The “invisible hand” is a way of describing how markets tend to produce the goods and services that are in demand without the need for someone to plan everything.
For example, if you live in a major city, there is probably a taco truck in your town. That taco truck couldn’t exist without a huge network of suppliers – tomato and corn farmers, factories that produce spices, iron mines, automobile companies, international oil shipments, and so on. But there is no government agency or master planner who decided that we need to create all these things so we can have a taco truck. The guy drilling for oil has no idea that he’s supporting a taco truck, nor does the person picking chili peppers, or the person manufacturing heating elements.
The taco truck exists because of millions of people making economic decisions in their own individual interests. Even the person who owns the taco truck doesn’t do it because you, in particular, want to enjoy a delicious taco. But all the myriad, incredibly complex choices that combine to put that delicious taco into your mouth can be described as an “invisible hand” that enables it to happen.
Economics is the study of decision making in a sense. Resources are scarce in this world. How do we allocate scarce resources? Some believe scarce resources are not always allocated optimally and a centralised planner should direct resource flow. The invisible hand observes that resources can be allocated optimally without the need of a centralised planner.
The way this is done in a decentralised manner is by the pricing mechanism. Prices co-ordinate the economy through its signal property and incentive property.

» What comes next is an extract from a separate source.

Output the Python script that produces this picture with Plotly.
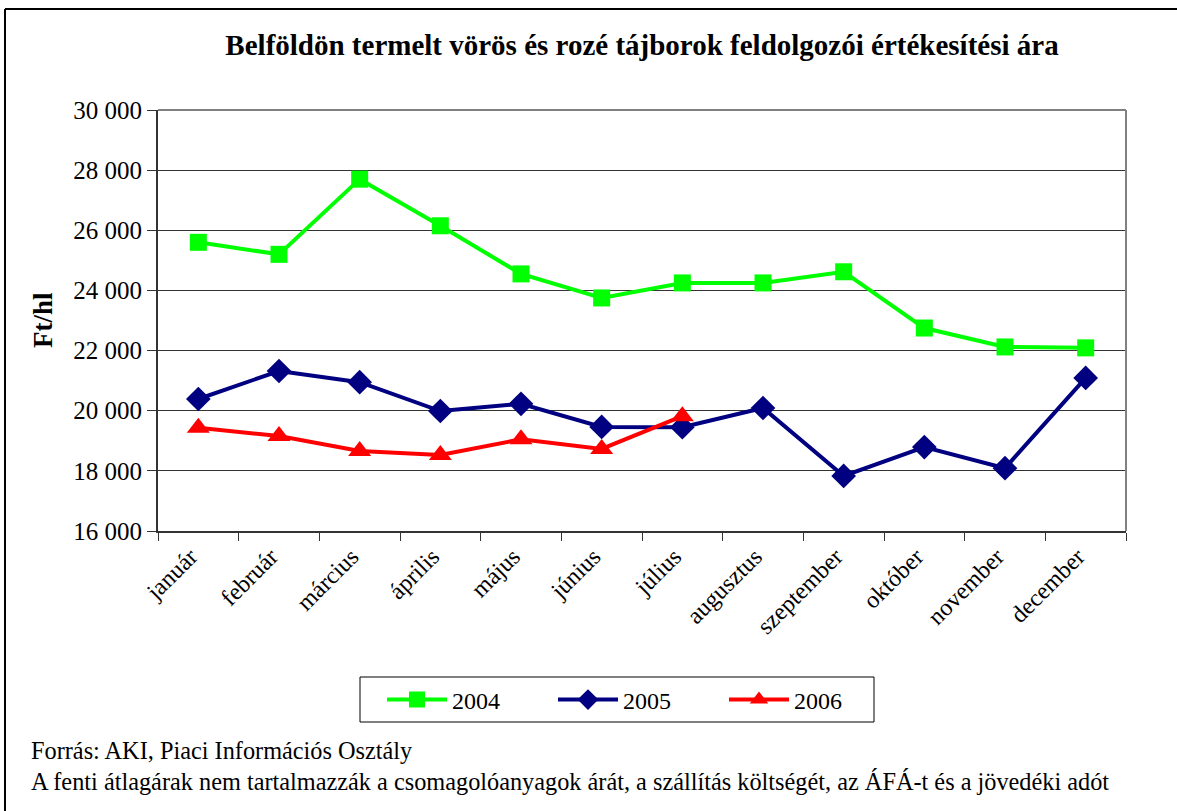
import plotly.graph_objects as go

months = ["január", "február", "március", "április", "május", "június", "július",
          "augusztus", "szeptember", "október", "november", "december"]
y2004 = [25600, 25200, 27700, 26150, 24550, 23750, 24250, 24250, 24620, 22750, 22120, 22090]
y2005 = [20390, 21320, 20950, 19990, 20230, 19460, 19450, 20090, 17830, 18790, 18090, 21090]
y2006 = [19430, 19160, 18660, 18530, 19050, 18730, 19820]

W, H = 1177, 811
L, R, T, B = 158, 1126, 110, 531
pw, ph = R - L, B - T

def px(x):
    return (x - L) / pw

def py(y):
    return (B - y) / ph

FONT = "Liberation Serif"

fig = go.Figure()
fig.add_trace(go.Scatter(x=months, y=y2004, name="2004", mode="lines+markers",
                         line=dict(color="#00FF00", width=4),
                         marker=dict(symbol="square", size=17, color="#00FF00")))
fig.add_trace(go.Scatter(x=months[:len(y2005)], y=y2005, name="2005", mode="lines+markers",
                         line=dict(color="#000080", width=4),
                         marker=dict(symbol="diamond", size=19, color="#000080")))
fig.add_trace(go.Scatter(x=months[:len(y2006)], y=y2006, name="2006", mode="lines+markers",
                         line=dict(color="#FF0000", width=4),
                         marker=dict(symbol="triangle-up", size=20, color="#FF0000")))

fig.update_layout(
    width=W, height=H,
    margin=dict(l=L, r=W - R, t=T, b=H - B, pad=0),
    paper_bgcolor="white", plot_bgcolor="white",
    font=dict(family=FONT, color="black", size=24),
    separators=", ",
    title=dict(text="<b>Belföldön termelt vörös és rozé tájborok feldolgozói értékesítési ára</b>",
               x=0.5, xref="paper", xanchor="center", y=1 - 45 / H, yanchor="middle",
               font=dict(family=FONT, size=29, color="black")),
    xaxis=dict(type="category", categoryorder="array", categoryarray=months,
               range=[-0.5, 11.5], tickangle=-45, tickson="boundaries",
               ticks="outside", ticklen=8, tickcolor="#333333",
               showline=True, linecolor="#333333", linewidth=2, mirror=False,
               showgrid=False, tickfont=dict(family=FONT, size=24),
               ticklabelshift=-8),
    yaxis=dict(range=[16000, 30000], dtick=2000, tickformat=",d",
               ticks="outside", ticklen=9, tickcolor="#333333",
               showline=True, linecolor="#333333", linewidth=2,
               showgrid=True, gridcolor="#333333", gridwidth=1,
               zeroline=False, tickfont=dict(family=FONT, size=25)),
    legend=dict(orientation="h", x=px(382), y=py(700), xanchor="left", yanchor="middle",
                borderwidth=0, bgcolor="rgba(0,0,0,0)",
                font=dict(family=FONT, size=24), entrywidth=96, entrywidthmode="pixels",
                itemwidth=60),
    showlegend=True,
)

# legend frame
fig.add_shape(type="rect", xref="paper", yref="paper", x0=px(360), x1=px(874), y0=py(677), y1=py(722),
              line=dict(color="black", width=1), fillcolor="white", layer="below")
# plot-area border on top and right (gray)
fig.add_shape(type="line", xref="paper", yref="paper", x0=0, x1=1, y0=1, y1=1,
              line=dict(color="#808080", width=2))
fig.add_shape(type="line", xref="paper", yref="paper", x0=1, x1=1, y0=0, y1=1,
              line=dict(color="#808080", width=2))
# outer frame (top and left)
fig.add_shape(type="line", xref="paper", yref="paper", x0=px(5), x1=px(W + 5), y0=py(9), y1=py(9),
              line=dict(color="black", width=2))
fig.add_shape(type="line", xref="paper", yref="paper", x0=px(5), x1=px(5), y0=py(9), y1=py(H + 5),
              line=dict(color="black", width=2))

fig.add_annotation(text="<b>Ft/hl</b>", xref="paper", yref="paper", x=px(43), y=py(320),
                   xanchor="center", yanchor="middle", textangle=-90, showarrow=False,
                   font=dict(family=FONT, size=27, color="black"))

notes = ["Forrás: AKI, Piaci Információs Osztály",
         "A fenti átlagárak nem tartalmazzák a csomagolóanyagok árát, a szállítás költségét, az ÁFÁ-t és a jövedéki adót"]
for i, t in enumerate(notes):
    fig.add_annotation(text=t, xref="paper", yref="paper", x=px(29), y=py(750 + 31 * i),
                       xanchor="left", yanchor="middle", showarrow=False,
                       font=dict(family=FONT, size=24.3, color="black"))

fig.write_html("out.html", config={"displayModeBar": False},
               post_script="document.body.style.margin='0';document.body.style.overflow='hidden';")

For example, when market prices for steel increases, it signals the real physical good has become more scarce and that the resource needs to be reallocated in the economy. Every single steel consumer down the supply chain will need to update their purchasing decision to the new economic condition. Steel mills being destroyed from some geopolitical disaster or high-value demand from an industrial boom could have been the cause, but no one needs to find out or care. They just have to update their decision-making based on the price signal.
How will the reallocation be socially optimal? The consumers themselves will determine if steel is valuable enough to warrant the price increase or a substitute can be used in place of steel. They are incentivised to monitor their consumption because they are risking their own resources. The end result is that steel usage will be maintained for high-value products and cut back for low-value products (steel chairs can be substituted for wood chairs easily, but structural beams are required to be steel).
If steel becomes more scarce, how do we know if we should produce more steel? On what margin? Through what methods? The higher price incentivises entrepreneurs to determine the condition of the steel market, and capital is allocated if it is the most profitable activity for the capital. Remember, capital (read as investment) is scarce too and should be allocated to what is most valuable.
So the invisible hand is about disparate actors making individual decisions on how to allocate their own resources, and how this can achieve socially beneficial outcomes. It also suggests markets are dynamic systems that reveal new information, and how markets aid in decision making through the price signal.